Впрочем, именно эта линия может считаться последовательным продолжением классического искусства. Она опирается на традиции театра, литературы, живописи, но не кино.

Вот только одна ее важная черта – уход от возможности отождествления. Это применимо и к «Беспокойству», и к другим фильмам Мануэла де Оливейры (возможно, за исключением очень личного «Я возвращаюсь домой»).

 

 

8.

 

Принято считать, что уход от возможности отождествления у Оливейры идет от его приверженности театру, который он посещал с малых лет. Театр для будущего режиссера был сродни синематеке для парижских синефилов. Те не скрывали, что отождествляли себя с героями, увиденными на экране, а высшей степенью синефилии было познание мира через кино. Оливейра вряд ли познавал мир через театр. Театральная сцена всегда была лишена такой возможности. Как утверждал Розенкранц, персонажи на экране «естественно становятся объектами отождествления, тогда как персонажи сцены скорее являются объектами мысленного противопоставления, ибо их действенное присутствие придает им объективную реальность, и для того чтобы преобразовать их в объекты вымышленного мира, необходимо вмешательство активной воли зрителя», что подвластно интеллектуальному процессу, «которого можно ожидать только от совершенно сознательных индивидов».
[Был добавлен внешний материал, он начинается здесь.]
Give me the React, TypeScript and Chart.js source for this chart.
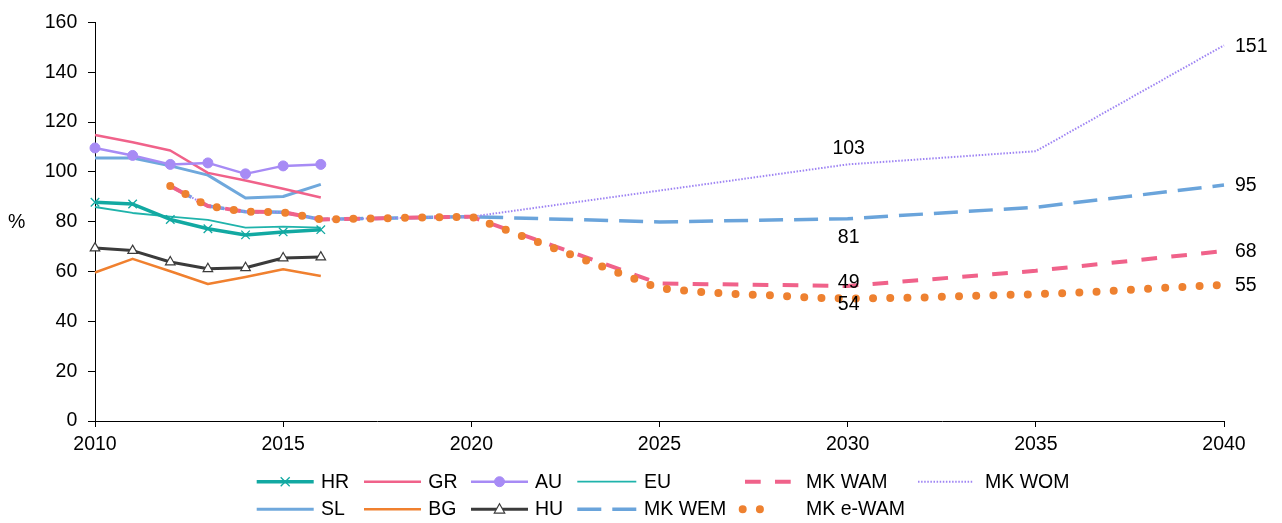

То есть театр ожидает от зрителя определенного уровня знаний. Кино, как мы знаем, – искусство масс. Возможность отождествления здесь уравнивает всех: бедняка в квартире на окраине и миллионера, торгующего пустотой. Возможность подобного в театре утопична, но она наделяет каждого индивидуальными прерогативами. В плане кино об этом лучше всего знают в Голливуде. Здесь все это уже давно стало трендом, негласным правилом, отказ от которого – зачастую политическая позиция автора.

Отказ от отождествления у Оливейры заменяется не розенкранцевским «противопоставлением», а сопереживанием, что также является одним из ключевых моментов в отношении зрителя и персонажа в театре.

 

 

9.

 

Небольшое отступление: в фильмах Антониони, несмотря на все отстранение режиссера от своих героев, мы все равно отождествляем себя с персонажем Моники Витти. То же можно сказать и о лентах Брессона. Из этого следует, что отстранение не равнозначно уходу от кинематографа отождествления.

Значит, есть что-то другое. Рискну предположить, что это, в первую очередь, текст.

 

 

10.

 

Оливейра близок к Штраубам. У последних мы видим, как герои зачитывают текст в определенных декорациях. «Фильм Штраубов – это также и персонажи, которые зачитывают тексты: никто из них не говорит в традиционной манере, например, для того, чтобы выразить чувства, реагируя на вымышленные ситуации. Они зачитывают тексты, иногда проделывая это самым радикальным способом», – утверждает Жак Рансьер. И дальше о политическом у Штраубов: «для них все заключается в том, что должно быть представлено в отношениях тел к этим текстам, повествующих о простых вещах».

Подобное отчасти могло бы быть сказано и о фильмах Оливейры. Его герои зачитывают литературный текст, действуя в пределах декораций. Через работу со сложным текстом и достигается эффект отстраненности, сложности отождествления.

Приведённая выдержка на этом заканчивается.